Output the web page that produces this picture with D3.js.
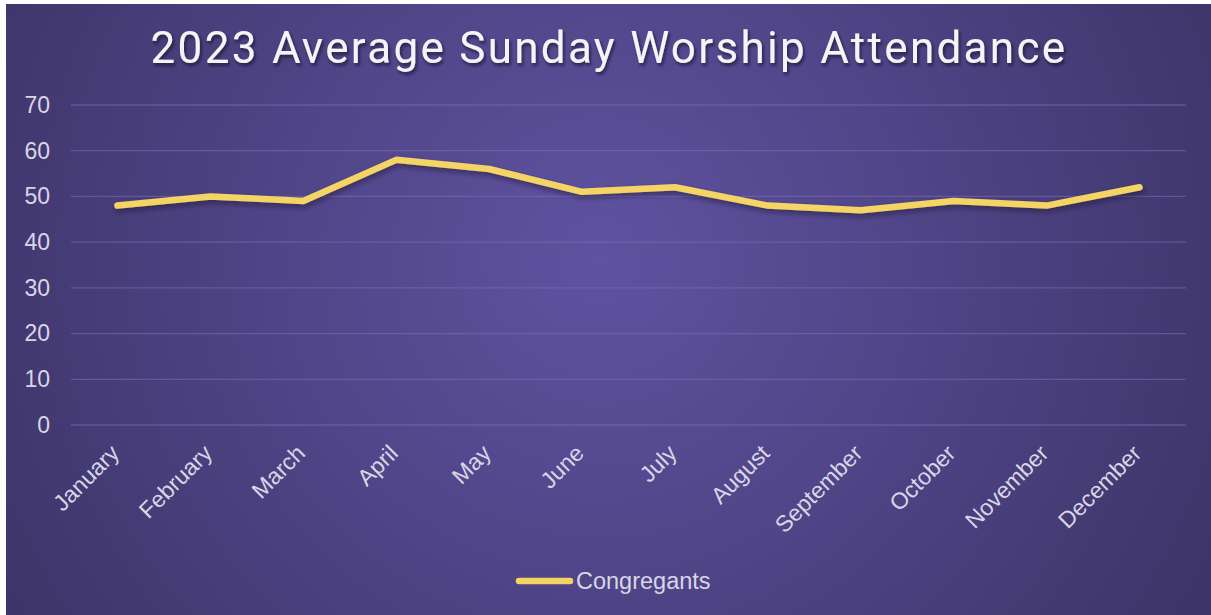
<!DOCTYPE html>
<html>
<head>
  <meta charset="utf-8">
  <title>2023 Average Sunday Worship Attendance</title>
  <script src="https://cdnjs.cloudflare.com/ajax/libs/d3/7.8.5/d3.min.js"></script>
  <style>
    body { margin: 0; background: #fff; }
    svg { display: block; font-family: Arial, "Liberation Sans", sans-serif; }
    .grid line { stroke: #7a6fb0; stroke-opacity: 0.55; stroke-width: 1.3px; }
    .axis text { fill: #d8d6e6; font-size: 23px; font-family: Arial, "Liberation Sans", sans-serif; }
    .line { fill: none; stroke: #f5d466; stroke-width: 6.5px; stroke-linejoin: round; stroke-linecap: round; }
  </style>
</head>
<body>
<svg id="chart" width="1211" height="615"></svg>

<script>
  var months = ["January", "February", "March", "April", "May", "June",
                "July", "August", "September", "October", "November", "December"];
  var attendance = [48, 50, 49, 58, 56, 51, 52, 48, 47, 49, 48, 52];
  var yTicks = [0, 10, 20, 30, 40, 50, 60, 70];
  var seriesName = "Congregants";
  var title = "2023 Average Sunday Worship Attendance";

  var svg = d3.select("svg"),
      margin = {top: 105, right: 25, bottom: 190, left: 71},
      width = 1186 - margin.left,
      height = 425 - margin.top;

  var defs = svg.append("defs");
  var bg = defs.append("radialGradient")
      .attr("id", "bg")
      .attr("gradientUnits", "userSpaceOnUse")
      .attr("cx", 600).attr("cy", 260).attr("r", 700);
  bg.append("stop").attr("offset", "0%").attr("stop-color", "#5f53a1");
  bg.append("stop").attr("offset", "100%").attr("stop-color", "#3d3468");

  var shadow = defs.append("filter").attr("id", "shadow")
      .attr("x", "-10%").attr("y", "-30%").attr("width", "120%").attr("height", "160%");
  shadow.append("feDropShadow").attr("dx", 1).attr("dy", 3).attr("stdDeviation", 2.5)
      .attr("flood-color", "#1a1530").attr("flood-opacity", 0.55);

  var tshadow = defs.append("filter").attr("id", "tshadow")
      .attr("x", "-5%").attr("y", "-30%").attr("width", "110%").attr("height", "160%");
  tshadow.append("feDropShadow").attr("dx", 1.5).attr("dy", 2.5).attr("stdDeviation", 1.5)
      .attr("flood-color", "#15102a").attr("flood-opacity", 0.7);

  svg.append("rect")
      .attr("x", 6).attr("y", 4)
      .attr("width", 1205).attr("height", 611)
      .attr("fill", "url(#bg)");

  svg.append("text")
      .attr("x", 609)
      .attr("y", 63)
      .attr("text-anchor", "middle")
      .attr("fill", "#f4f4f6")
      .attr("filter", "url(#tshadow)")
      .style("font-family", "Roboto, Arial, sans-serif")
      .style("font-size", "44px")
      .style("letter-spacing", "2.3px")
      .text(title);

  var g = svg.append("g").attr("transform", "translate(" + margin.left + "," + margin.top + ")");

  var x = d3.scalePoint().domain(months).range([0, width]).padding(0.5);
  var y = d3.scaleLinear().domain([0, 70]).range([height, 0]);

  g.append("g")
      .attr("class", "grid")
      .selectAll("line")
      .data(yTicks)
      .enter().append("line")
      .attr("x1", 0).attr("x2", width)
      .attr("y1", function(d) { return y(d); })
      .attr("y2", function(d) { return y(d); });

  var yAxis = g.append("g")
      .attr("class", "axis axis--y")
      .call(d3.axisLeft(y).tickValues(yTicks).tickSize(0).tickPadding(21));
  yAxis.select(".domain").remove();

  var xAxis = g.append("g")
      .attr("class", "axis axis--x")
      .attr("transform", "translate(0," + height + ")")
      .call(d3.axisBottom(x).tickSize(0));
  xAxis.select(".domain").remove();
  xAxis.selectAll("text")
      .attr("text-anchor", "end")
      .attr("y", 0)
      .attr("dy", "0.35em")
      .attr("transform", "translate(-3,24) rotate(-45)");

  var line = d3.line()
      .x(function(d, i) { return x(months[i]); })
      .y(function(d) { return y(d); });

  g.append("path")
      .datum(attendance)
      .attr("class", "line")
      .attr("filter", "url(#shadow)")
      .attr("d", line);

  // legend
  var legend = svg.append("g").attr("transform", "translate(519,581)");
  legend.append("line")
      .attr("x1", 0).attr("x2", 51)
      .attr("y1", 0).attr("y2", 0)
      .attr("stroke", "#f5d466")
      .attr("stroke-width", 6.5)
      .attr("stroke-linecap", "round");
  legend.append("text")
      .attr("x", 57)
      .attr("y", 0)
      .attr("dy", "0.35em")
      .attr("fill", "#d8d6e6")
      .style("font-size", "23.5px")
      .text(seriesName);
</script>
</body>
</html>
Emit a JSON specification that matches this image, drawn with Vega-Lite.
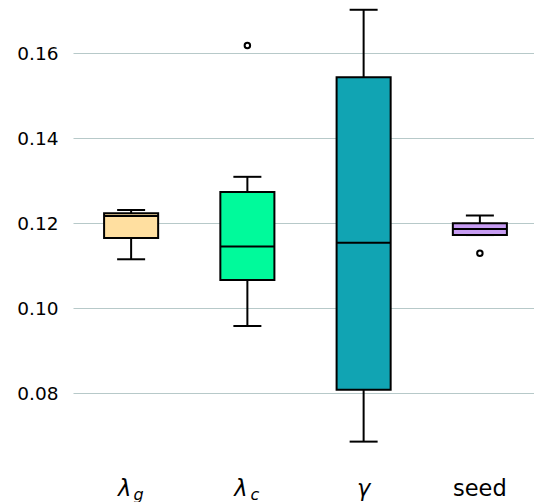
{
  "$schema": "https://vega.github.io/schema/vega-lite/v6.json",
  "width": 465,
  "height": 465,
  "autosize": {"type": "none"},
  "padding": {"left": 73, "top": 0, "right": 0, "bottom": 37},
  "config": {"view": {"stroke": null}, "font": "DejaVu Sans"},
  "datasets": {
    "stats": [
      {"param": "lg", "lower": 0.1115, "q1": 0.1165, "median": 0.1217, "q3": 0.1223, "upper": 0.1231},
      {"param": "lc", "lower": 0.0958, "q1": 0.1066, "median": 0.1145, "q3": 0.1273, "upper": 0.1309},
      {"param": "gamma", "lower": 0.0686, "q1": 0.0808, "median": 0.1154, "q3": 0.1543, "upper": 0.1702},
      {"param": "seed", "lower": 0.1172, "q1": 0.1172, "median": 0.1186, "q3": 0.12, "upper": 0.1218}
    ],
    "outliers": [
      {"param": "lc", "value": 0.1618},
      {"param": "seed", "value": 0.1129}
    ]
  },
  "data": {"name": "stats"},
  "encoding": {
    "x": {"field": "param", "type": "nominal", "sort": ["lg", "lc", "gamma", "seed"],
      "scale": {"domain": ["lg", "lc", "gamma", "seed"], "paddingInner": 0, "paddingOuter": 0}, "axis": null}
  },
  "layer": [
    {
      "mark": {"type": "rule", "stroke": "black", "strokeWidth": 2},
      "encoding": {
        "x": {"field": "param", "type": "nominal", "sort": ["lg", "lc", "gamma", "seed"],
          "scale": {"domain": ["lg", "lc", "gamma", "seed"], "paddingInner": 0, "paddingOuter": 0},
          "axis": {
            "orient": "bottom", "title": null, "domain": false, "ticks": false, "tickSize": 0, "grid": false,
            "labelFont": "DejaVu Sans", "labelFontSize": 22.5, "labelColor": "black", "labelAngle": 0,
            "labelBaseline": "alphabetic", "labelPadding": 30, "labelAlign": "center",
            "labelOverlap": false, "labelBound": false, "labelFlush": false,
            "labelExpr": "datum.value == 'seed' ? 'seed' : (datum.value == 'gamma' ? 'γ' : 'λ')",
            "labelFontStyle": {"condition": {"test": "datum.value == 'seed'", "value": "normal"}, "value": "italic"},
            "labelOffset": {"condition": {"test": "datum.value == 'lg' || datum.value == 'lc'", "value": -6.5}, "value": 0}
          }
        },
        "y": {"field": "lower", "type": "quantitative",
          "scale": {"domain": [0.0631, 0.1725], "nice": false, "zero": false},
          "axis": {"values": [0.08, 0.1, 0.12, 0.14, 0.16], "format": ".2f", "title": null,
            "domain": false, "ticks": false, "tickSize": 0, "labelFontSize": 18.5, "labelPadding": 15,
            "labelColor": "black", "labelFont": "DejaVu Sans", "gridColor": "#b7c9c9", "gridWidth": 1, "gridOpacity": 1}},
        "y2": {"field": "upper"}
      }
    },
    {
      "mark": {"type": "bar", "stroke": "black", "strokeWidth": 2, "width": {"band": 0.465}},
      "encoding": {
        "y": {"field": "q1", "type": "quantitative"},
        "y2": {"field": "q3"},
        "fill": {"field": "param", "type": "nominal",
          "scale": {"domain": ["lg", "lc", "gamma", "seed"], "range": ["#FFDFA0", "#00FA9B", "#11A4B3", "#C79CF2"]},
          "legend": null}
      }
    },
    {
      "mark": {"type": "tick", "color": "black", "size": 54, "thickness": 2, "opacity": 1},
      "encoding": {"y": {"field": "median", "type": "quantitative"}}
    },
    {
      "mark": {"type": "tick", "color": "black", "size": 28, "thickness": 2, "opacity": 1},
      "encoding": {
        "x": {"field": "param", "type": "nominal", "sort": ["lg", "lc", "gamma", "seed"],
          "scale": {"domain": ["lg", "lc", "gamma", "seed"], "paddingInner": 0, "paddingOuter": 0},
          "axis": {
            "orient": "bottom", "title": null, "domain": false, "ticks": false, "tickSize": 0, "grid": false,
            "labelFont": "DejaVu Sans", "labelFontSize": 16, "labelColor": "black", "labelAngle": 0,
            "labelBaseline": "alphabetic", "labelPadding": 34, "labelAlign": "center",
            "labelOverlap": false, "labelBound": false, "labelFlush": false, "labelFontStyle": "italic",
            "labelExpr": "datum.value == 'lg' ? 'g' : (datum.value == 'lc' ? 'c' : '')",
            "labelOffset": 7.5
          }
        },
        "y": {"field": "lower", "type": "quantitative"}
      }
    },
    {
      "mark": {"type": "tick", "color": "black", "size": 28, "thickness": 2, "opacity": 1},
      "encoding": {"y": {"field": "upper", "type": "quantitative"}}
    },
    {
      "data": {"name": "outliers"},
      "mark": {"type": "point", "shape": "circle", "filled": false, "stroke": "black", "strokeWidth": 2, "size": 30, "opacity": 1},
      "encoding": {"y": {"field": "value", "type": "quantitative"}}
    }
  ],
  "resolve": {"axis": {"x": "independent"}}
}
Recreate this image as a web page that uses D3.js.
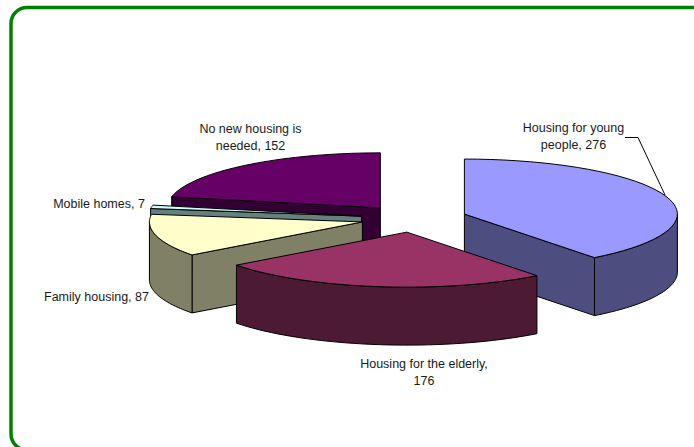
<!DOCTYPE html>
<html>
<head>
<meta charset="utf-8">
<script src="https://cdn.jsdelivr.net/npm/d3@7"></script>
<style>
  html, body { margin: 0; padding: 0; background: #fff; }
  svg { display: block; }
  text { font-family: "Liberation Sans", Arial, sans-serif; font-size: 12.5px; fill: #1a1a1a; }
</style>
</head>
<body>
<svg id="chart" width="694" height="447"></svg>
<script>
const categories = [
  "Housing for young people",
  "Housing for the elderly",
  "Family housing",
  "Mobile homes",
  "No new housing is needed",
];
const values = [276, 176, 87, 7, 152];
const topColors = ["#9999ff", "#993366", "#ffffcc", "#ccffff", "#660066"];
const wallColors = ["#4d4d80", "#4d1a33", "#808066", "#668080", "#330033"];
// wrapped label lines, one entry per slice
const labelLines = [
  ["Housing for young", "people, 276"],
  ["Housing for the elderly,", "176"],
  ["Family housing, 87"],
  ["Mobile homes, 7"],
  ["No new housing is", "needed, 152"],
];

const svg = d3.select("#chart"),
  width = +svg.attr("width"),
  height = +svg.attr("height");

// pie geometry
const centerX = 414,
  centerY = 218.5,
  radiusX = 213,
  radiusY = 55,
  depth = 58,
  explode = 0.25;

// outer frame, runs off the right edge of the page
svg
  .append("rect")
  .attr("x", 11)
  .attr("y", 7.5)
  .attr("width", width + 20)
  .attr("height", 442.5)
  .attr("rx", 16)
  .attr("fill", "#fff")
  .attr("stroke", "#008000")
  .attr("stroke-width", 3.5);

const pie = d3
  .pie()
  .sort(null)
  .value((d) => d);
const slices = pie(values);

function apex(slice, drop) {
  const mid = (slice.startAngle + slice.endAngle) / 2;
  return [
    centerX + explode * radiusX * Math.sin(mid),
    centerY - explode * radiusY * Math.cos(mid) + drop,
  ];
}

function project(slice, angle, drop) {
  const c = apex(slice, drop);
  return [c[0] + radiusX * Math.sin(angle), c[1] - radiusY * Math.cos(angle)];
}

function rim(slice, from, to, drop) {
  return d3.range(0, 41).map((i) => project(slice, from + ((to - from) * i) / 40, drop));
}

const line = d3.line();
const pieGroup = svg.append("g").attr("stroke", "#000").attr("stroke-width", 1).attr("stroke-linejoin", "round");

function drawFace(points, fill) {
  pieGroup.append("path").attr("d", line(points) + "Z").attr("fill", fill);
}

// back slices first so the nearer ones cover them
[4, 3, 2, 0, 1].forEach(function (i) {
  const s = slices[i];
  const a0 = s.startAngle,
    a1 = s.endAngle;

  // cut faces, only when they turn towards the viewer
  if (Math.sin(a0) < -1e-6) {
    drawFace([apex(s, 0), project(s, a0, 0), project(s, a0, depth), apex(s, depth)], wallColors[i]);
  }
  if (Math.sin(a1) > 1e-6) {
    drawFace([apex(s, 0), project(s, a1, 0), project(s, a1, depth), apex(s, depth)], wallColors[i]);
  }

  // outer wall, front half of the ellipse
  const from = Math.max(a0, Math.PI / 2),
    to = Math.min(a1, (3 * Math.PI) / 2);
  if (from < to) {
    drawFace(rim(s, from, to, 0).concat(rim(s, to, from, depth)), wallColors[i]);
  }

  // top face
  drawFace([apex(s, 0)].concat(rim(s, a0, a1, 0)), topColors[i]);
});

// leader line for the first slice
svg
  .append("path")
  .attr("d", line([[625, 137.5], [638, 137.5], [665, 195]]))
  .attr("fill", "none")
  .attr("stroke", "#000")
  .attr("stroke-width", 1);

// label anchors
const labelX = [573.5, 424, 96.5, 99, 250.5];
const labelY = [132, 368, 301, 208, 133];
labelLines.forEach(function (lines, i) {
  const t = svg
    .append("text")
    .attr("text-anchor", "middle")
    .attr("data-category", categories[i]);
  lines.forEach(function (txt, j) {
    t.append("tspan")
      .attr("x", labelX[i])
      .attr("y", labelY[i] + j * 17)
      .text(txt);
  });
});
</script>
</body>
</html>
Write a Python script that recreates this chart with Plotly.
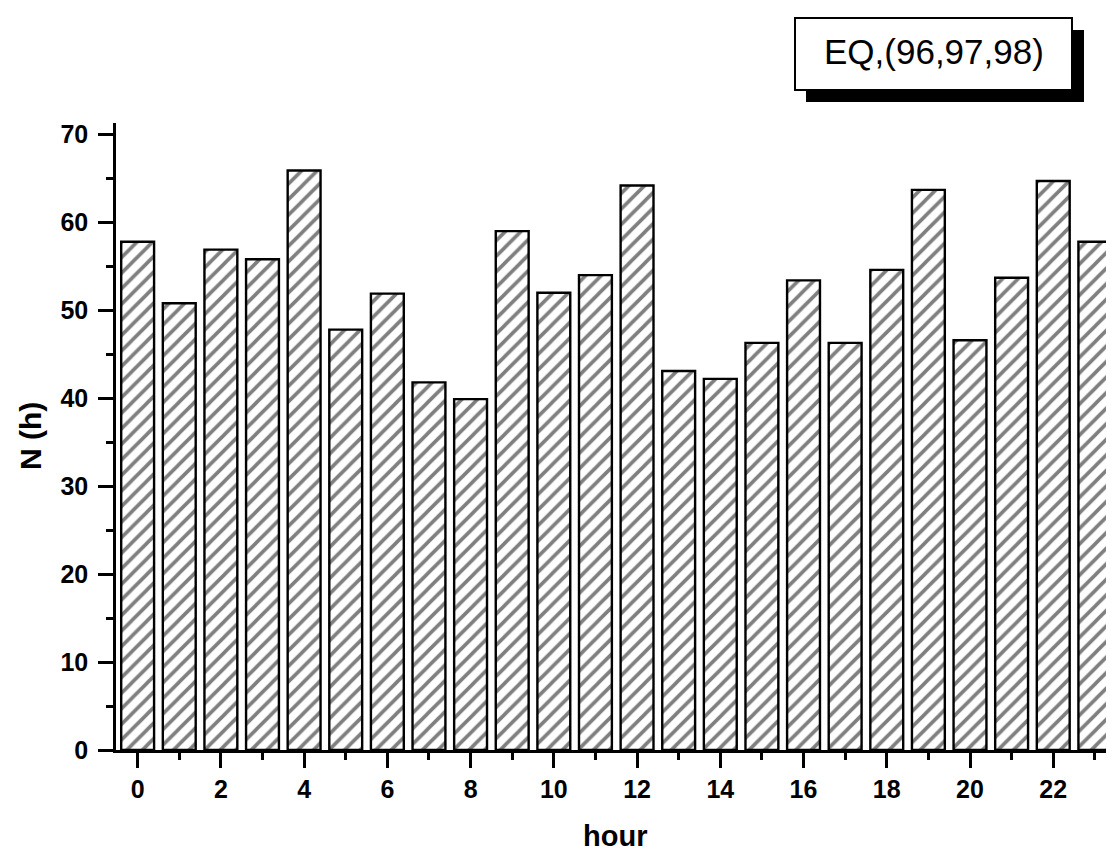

◆ ◆ ◆

* Exercise objective:
Transcribe exactly, please, the lines between the start of the records above and the line holding "height = 425 - margin.top;", counting both of those lines and omitting pictures.

* Response to the task:
Output the web page that produces this picture with D3.js.
<!DOCTYPE html>
<html>
<head>
  <meta charset="utf-8">
  <title>2023 Average Sunday Worship Attendance</title>
  <script src="https://cdnjs.cloudflare.com/ajax/libs/d3/7.8.5/d3.min.js"></script>
  <style>
    body { margin: 0; background: #fff; }
    svg { display: block; font-family: Arial, "Liberation Sans", sans-serif; }
    .grid line { stroke: #7a6fb0; stroke-opacity: 0.55; stroke-width: 1.3px; }
    .axis text { fill: #d8d6e6; font-size: 23px; font-family: Arial, "Liberation Sans", sans-serif; }
    .line { fill: none; stroke: #f5d466; stroke-width: 6.5px; stroke-linejoin: round; stroke-linecap: round; }
  </style>
</head>
<body>
<svg id="chart" width="1211" height="615"></svg>

<script>
  var months = ["January", "February", "March", "April", "May", "June",
                "July", "August", "September", "October", "November", "December"];
  var attendance = [48, 50, 49, 58, 56, 51, 52, 48, 47, 49, 48, 52];
  var yTicks = [0, 10, 20, 30, 40, 50, 60, 70];
  var seriesName = "Congregants";
  var title = "2023 Average Sunday Worship Attendance";

  var svg = d3.select("svg"),
      margin = {top: 105, right: 25, bottom: 190, left: 71},
      width = 1186 - margin.left,
      height = 425 - margin.top;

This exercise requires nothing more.